» **OBJECTIVE**
Print them exactly: the lines from the beginning of the entries below through the line that contains "0.889, 0.885, 0.874]", and only those, with the pictures left out.

» **SUPPLIED ENTRIES**
------

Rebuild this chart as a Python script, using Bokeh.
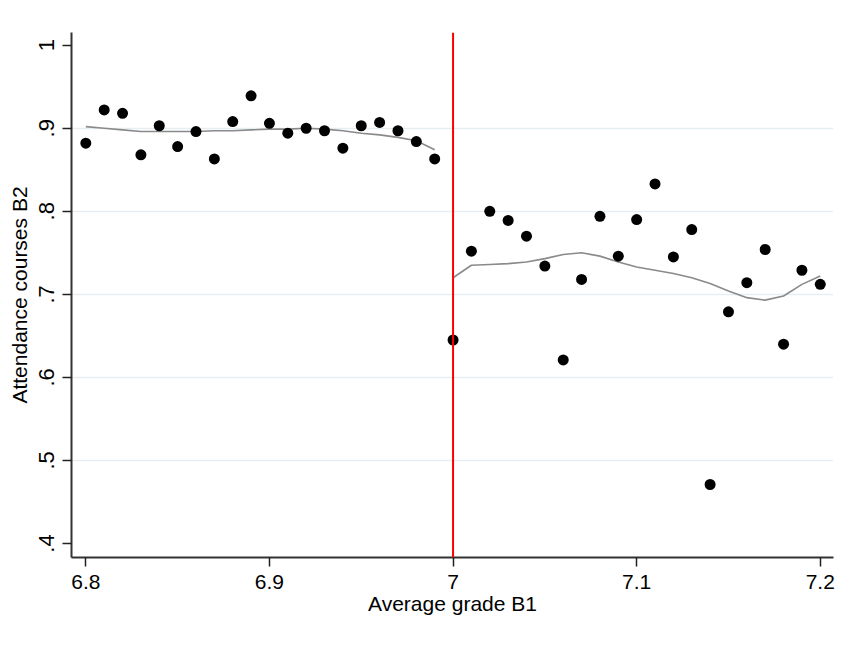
from bokeh.plotting import figure
from bokeh.models import FixedTicker, Span, Range1d
from bokeh.embed import file_html
from bokeh.resources import INLINE

# ---- data ----
grade_left = [6.80, 6.81, 6.82, 6.83, 6.84, 6.85, 6.86, 6.87, 6.88, 6.89,
              6.90, 6.91, 6.92, 6.93, 6.94, 6.95, 6.96, 6.97, 6.98, 6.99]
att_left = [0.882, 0.922, 0.918, 0.868, 0.903, 0.878, 0.896, 0.863, 0.908, 0.939,
            0.906, 0.894, 0.900, 0.897, 0.876, 0.903, 0.907, 0.897, 0.884, 0.863]
fit_left = [0.902, 0.900, 0.898, 0.896, 0.896, 0.896, 0.896, 0.897, 0.897, 0.898,
            0.899, 0.899, 0.900, 0.899, 0.897, 0.894, 0.892, 0.889, 0.885, 0.874]

grade_right = [7.00, 7.01, 7.02, 7.03, 7.04, 7.05, 7.06, 7.07, 7.08, 7.09, 7.10,
               7.11, 7.12, 7.13, 7.14, 7.15, 7.16, 7.17, 7.18, 7.19, 7.20]
att_right = [0.645, 0.752, 0.800, 0.789, 0.770, 0.734, 0.621, 0.718, 0.794, 0.746, 0.790,
             0.833, 0.745, 0.778, 0.471, 0.679, 0.714, 0.754, 0.640, 0.729, 0.712]
fit_right = [0.720, 0.735, 0.736, 0.737, 0.739, 0.743, 0.748, 0.750, 0.746, 0.739, 0.733,
             0.729, 0.725, 0.720, 0.713, 0.704, 0.696, 0.693, 0.698, 0.712, 0.722]

cutoff = 7.0
x_ticks = [6.8, 6.9, 7.0, 7.1, 7.2]
x_tick_labels = ["6.8", "6.9", "7", "7.1", "7.2"]
y_ticks = [0.4, 0.5, 0.6, 0.7, 0.8, 0.9, 1.0]
y_tick_labels = [".4", ".5", ".6", ".7", ".8", ".9", "1"]
grid_ticks = [0.5, 0.6, 0.7, 0.8, 0.9]
x_title = "Average grade B1"
y_title = "Attendance courses B2"

FONT = "Liberation Sans"

p = figure(width=841, height=638, output_backend="svg", toolbar_location=None,
           x_range=Range1d(6.7922, 7.2072), y_range=Range1d(0.3831, 1.0153),
           min_border_left=71, min_border_top=32, min_border_right=8, min_border_bottom=81)
p.outline_line_color = None
p.background_fill_color = "white"
p.border_fill_color = "white"

# grid
p.xgrid.visible = False
p.ygrid.ticker = FixedTicker(ticks=grid_ticks)
p.ygrid.grid_line_color = "#e6eef1"
p.ygrid.grid_line_width = 1.5

# fitted lines
p.line(grade_left, fit_left, line_color="#8a8a8a", line_width=1.6)
p.line(grade_right, fit_right, line_color="#8a8a8a", line_width=1.6)

# points
p.scatter(grade_left, att_left, size=11, fill_color="black", line_color=None)
p.scatter(grade_right, att_right, size=11, fill_color="black", line_color=None)

# cutoff
p.add_layout(Span(location=cutoff, dimension="height", line_color="#ff0000", line_width=2))

# axes
for ax in (p.xaxis[0], p.yaxis[0]):
    ax.axis_line_color = "#333333"
    ax.axis_line_width = 2
    ax.major_tick_line_color = "#222222"
    ax.major_tick_line_width = 1.5
    ax.major_tick_out = 9
    ax.major_tick_in = 0
    ax.minor_tick_line_color = None
    ax.major_label_text_font = FONT
    ax.major_label_text_font_size = "21px"
    ax.major_label_text_color = "black"
    ax.axis_label_text_font = FONT
    ax.axis_label_text_font_size = "21px"
    ax.axis_label_text_font_style = "normal"
    ax.axis_label_text_color = "black"

p.xaxis.ticker = FixedTicker(ticks=x_ticks)
p.xaxis.major_label_overrides = {t: l for t, l in zip(x_ticks, x_tick_labels)}
p.xaxis.axis_label = x_title
p.xaxis.major_label_standoff = 8
p.xaxis.axis_label_standoff = 0

p.yaxis.ticker = FixedTicker(ticks=y_ticks)
p.yaxis.major_label_overrides = {t: l for t, l in zip(y_ticks, y_tick_labels)}
p.yaxis.major_label_orientation = "vertical"
p.yaxis.major_label_text_font_size = "22px"
p.yaxis.axis_label = y_title
p.yaxis.major_label_standoff = 8
p.yaxis.axis_label_standoff = 6

open("out.html", "w").write(file_html(p, INLINE))
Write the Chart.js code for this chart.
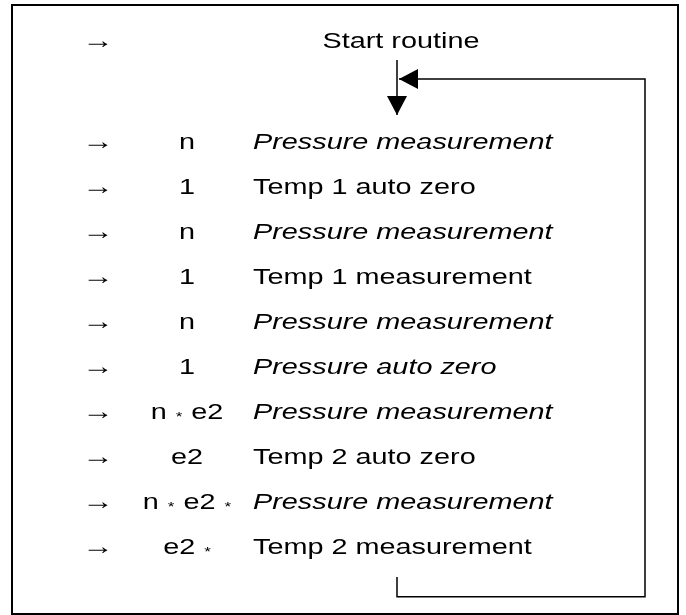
<!DOCTYPE html>
<html>
<head>
<meta charset="utf-8">
<script src="https://cdn.jsdelivr.net/npm/chart.js@4.4.1/dist/chart.umd.min.js"></script>
<style>
  html, body { margin: 0; padding: 0; background: #fff; }
  #wrap { width: 686px; height: 615px; }
</style>
</head>
<body>
<div id="wrap"><canvas id="chart"></canvas></div>
<script>
// routine steps, top to bottom
const titleLabel = 'Start routine';
const rowCodes = ['n', '1', 'n', '1', 'n', '1', 'n * e2', 'e2', 'n * e2 *', 'e2 *'];
const rowLabels = [
    'Pressure measurement',
    'Temp 1 auto zero',
    'Pressure measurement',
    'Temp 1 measurement',
    'Pressure measurement',
    'Pressure auto zero',
    'Pressure measurement',
    'Temp 2 auto zero',
    'Pressure measurement',
    'Temp 2 measurement',
];
const rowItalic = [true, false, true, false, true, true, true, false, true, false];
const rowIndex = rowLabels.map((label, i) => i + 1);

// layout: x in page units, y in row units (row 1 = first step)
const titleRow = -1.244;
const colArrow = 98;
const colCode = 187;
const colLabel = 253;
const colTitle = 401;
const stemPath = [{ x: 397, y: -0.8 }, { x: 397, y: 0.42 }];
const loopPath = [
    { x: 397, y: 10.69 },
    { x: 397, y: 11.13 },
    { x: 645, y: 11.13 },
    { x: 645, y: -0.38 },
    { x: 399, y: -0.38 },
];

const fontSize = 22;
const stretch = 1.31;
const family = '"Liberation Sans", Arial, sans-serif';

const drawText = (ctx, str, px, baseline, font, align) => {
    ctx.font = font;
    const w = ctx.measureText(str).width * stretch;
    const left = align === 'center' ? px - w / 2 : px;
    ctx.save();
    ctx.translate(left, baseline);
    ctx.scale(stretch, 1);
    ctx.textAlign = 'left';
    ctx.textBaseline = 'alphabetic';
    ctx.fillText(str, 0, 0);
    ctx.restore();
    return w;
};

const drawCode = (ctx, code, cx, baseline) => {
    const tokens = code.split(' ');
    const bigFont = fontSize + 'px ' + family;
    const smallFont = '13px ' + family;
    const gap = 9;
    const widths = tokens.map((t) => {
        ctx.font = t === '*' ? smallFont : bigFont;
        return ctx.measureText(t).width * stretch;
    });
    const total = widths.reduce((a, b) => a + b, 0) + gap * (tokens.length - 1);
    let px = cx - total / 2;
    tokens.forEach((t, i) => {
        if (t === '*') {
            drawText(ctx, t, px, baseline + 2, smallFont, 'left');
        } else {
            drawText(ctx, t, px, baseline, bigFont, 'left');
        }
        px += widths[i] + gap;
    });
};

const drawHead = (ctx, tip, from, len, half) => {
    const ang = Math.atan2(tip.y - from.y, tip.x - from.x);
    ctx.save();
    ctx.translate(tip.x, tip.y);
    ctx.rotate(ang);
    ctx.beginPath();
    ctx.moveTo(0, 0);
    ctx.lineTo(-len, -half);
    ctx.lineTo(-len, half);
    ctx.closePath();
    ctx.fillStyle = '#000';
    ctx.fill();
    ctx.restore();
};

const diagramPlugin = {
    id: 'diagram',
    beforeDraw(chart) {
        const { ctx } = chart;
        ctx.save();
        ctx.fillStyle = '#fff';
        ctx.fillRect(0, 0, chart.width, chart.height);
        ctx.strokeStyle = '#000';
        ctx.lineWidth = 2;
        ctx.strokeRect(12, 5, chart.width - 20, chart.height - 6);
        ctx.restore();
    },
    afterDatasetsDraw(chart) {
        const { ctx, scales: { x, y } } = chart;
        const capHalf = fontSize * 0.716 / 2;
        ctx.save();
        ctx.fillStyle = '#000';

        // arrowheads at the ends of the connectors
        [stemPath, loopPath].forEach((path) => {
            const n = path.length;
            const tip = { x: x.getPixelForValue(path[n - 1].x), y: y.getPixelForValue(path[n - 1].y) };
            const from = { x: x.getPixelForValue(path[n - 2].x), y: y.getPixelForValue(path[n - 2].y) };
            drawHead(ctx, tip, from, 19, 10);
        });

        const arrowFont = '24px "Liberation Serif", "Times New Roman", serif';
        const titleBase = y.getPixelForValue(titleRow) + capHalf;
        drawText(ctx, '\u2192', x.getPixelForValue(colArrow), titleBase, arrowFont, 'center');
        drawText(ctx, titleLabel, x.getPixelForValue(colTitle), titleBase, fontSize + 'px ' + family, 'center');

        rowIndex.forEach((r, i) => {
            const base = y.getPixelForValue(r) + capHalf;
            drawText(ctx, '\u2192', x.getPixelForValue(colArrow), base, arrowFont, 'center');
            drawCode(ctx, rowCodes[i], x.getPixelForValue(colCode), base);
            const font = (rowItalic[i] ? 'italic ' : '') + fontSize + 'px ' + family;
            drawText(ctx, rowLabels[i], x.getPixelForValue(colLabel), base, font, 'left');
        });
        ctx.restore();
    },
};

const lineStyle = {
    showLine: true,
    borderColor: '#000',
    borderWidth: 1.5,
    pointRadius: 0,
    fill: false,
    tension: 0,
};

new Chart('chart', {
    type: 'scatter',
    data: {
        datasets: [
            { label: 'stem', data: stemPath, ...lineStyle },
            { label: 'loop', data: loopPath, ...lineStyle },
        ],
    },
    options: {
        responsive: true,
        maintainAspectRatio: false,
        animation: false,
        layout: { padding: 0 },
        plugins: {
            legend: { display: false },
            tooltip: { enabled: false },
        },
        scales: {
            x: { type: 'linear', display: false, min: 0, max: 686 },
            y: { type: 'linear', display: false, reverse: true, min: -2.1333, max: 11.5333 },
        },
    },
    plugins: [diagramPlugin],
});
</script>
</body>
</html>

------

» **COMPLETE RESPONSE**
Rebuild this chart as a Python script, using Bokeh.
from bokeh.plotting import figure
from bokeh.models import FixedTicker, Span, Range1d
from bokeh.embed import file_html
from bokeh.resources import INLINE

# ---- data ----
grade_left = [6.80, 6.81, 6.82, 6.83, 6.84, 6.85, 6.86, 6.87, 6.88, 6.89,
              6.90, 6.91, 6.92, 6.93, 6.94, 6.95, 6.96, 6.97, 6.98, 6.99]
att_left = [0.882, 0.922, 0.918, 0.868, 0.903, 0.878, 0.896, 0.863, 0.908, 0.939,
            0.906, 0.894, 0.900, 0.897, 0.876, 0.903, 0.907, 0.897, 0.884, 0.863]
fit_left = [0.902, 0.900, 0.898, 0.896, 0.896, 0.896, 0.896, 0.897, 0.897, 0.898,
            0.899, 0.899, 0.900, 0.899, 0.897, 0.894, 0.892, 0.889, 0.885, 0.874]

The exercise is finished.